_Input for this task_.
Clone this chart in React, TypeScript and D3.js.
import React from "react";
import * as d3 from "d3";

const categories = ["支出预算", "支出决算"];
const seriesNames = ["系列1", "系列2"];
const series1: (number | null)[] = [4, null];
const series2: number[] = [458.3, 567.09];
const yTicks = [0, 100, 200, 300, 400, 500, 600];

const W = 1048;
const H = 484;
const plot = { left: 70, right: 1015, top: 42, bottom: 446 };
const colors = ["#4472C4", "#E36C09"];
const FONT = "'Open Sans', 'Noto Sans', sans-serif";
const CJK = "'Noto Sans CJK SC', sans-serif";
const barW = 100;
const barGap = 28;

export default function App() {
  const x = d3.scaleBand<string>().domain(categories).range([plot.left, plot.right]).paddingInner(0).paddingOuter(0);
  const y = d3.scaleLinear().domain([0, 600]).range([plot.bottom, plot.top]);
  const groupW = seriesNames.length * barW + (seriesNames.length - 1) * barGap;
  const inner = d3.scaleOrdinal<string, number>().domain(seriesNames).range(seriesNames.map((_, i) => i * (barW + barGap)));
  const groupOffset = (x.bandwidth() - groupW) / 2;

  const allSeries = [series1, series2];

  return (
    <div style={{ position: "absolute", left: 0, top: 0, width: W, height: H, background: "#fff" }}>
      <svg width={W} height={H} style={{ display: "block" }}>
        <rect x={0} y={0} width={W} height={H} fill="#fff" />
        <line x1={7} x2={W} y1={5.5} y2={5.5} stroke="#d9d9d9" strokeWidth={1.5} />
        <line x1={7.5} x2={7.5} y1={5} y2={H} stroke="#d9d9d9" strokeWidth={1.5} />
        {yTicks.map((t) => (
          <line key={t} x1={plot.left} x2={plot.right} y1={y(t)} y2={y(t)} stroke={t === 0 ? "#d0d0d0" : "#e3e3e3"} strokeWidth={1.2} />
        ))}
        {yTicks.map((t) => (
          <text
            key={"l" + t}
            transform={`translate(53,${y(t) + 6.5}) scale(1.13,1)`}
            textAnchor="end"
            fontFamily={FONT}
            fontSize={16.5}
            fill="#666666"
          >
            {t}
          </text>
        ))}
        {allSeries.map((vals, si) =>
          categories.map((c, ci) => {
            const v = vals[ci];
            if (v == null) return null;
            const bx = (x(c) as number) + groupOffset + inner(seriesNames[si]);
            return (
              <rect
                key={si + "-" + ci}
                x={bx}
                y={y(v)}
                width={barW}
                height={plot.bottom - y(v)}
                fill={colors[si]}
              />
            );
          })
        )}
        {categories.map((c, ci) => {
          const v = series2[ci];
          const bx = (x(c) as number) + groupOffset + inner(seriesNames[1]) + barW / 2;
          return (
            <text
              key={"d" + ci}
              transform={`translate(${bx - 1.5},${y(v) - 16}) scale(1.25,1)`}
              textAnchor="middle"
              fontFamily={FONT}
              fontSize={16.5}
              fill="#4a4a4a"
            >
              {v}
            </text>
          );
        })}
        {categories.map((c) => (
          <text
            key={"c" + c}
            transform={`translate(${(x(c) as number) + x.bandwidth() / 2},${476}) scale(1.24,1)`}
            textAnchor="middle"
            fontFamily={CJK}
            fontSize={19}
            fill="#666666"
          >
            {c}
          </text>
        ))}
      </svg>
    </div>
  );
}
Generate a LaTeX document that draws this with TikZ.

_Goal_. Copy each line that contains the word "React".

_In response_.
Clone this chart in React, TypeScript and D3.js.
import React from "react";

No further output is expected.